Form I-485 Applicants Should File EAD
and Advance Parole Applications Concurrently

10/26/2007

The law requires that the H-1B professionals comply with the terms and conditions of Labor Condition Application and USCIS H-1B regulation, no matter whether the alien is in I-485 proceedings or not in I-485 proceedings. When such violation takes place after filing of I-485, the alien's permit to remain in the U.S. pending I-485 application will not be affected and remain intact. 

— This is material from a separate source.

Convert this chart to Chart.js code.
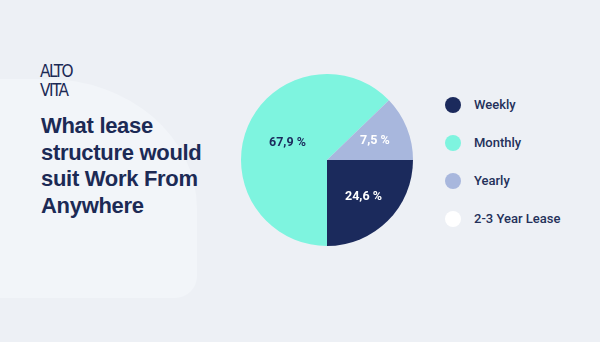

However, continuing employment with the H-1B employer based on the H-1B visa status will constitute an unauthorized employment. This can haunt at the time of adjudication of I-485 applications. More importantly, it will affect eligibility of 245(K) when such violation exceeded six months or longer. 

Most of these violations are caused by the H-1B employers. For instance, nowadays, corporations and businesses are frequently going through merger or acquisition. Some of the merger or acquisition is considered a successor-in-interest entity to the H-1B employer and the H-1B employee's H-1B status will not be affected. Others are not considered a successor-in-interest entity to the H-1B employer. 

When such H-1B employer, after acquisition or merger, fails to file H-1B transfer timely or subsequently, the H-1B professional loses the H-1B nonimmigrant status with no fault of his or her own. Possession and instant availability of EAD will save the new employer as well as the H-1B professional since such alien is allowed to work for any new employer without a valid H-1B nonimmigrant status, including the new employer after unqualified merger or acquisition. Same is true with the bankruptcies of the H-1B employer, particularly reorganization under the supervision of the bankruptcies court. 

Some employers violate the H-1B and LCA rules by reassigning the H-1B employees at a location outside of the metropolitan area of the current H-1B petition with or without knowledge of the H-1B and LCA rules. EAD in the file can act a savior in certain circumstances in that the employer is not bound by the H-1B/LCA rules once they use the H-1B employees' EAD as the basis of employment authorization rather than H-1B nonimmigrant status. 

What about a failure to pay the H-1B wages which is evidenced by the alien's federal income tax return, 1040, and W-2? The 485 adjudicators are thoroughly reviewing and analyzing the alien's 1040 and W-2 to determine whether the H-1B employers paid the H-1B employees the H-1B salaries since payment of less than H-1B salary constitutes a violation of the H-1B and LCA rules.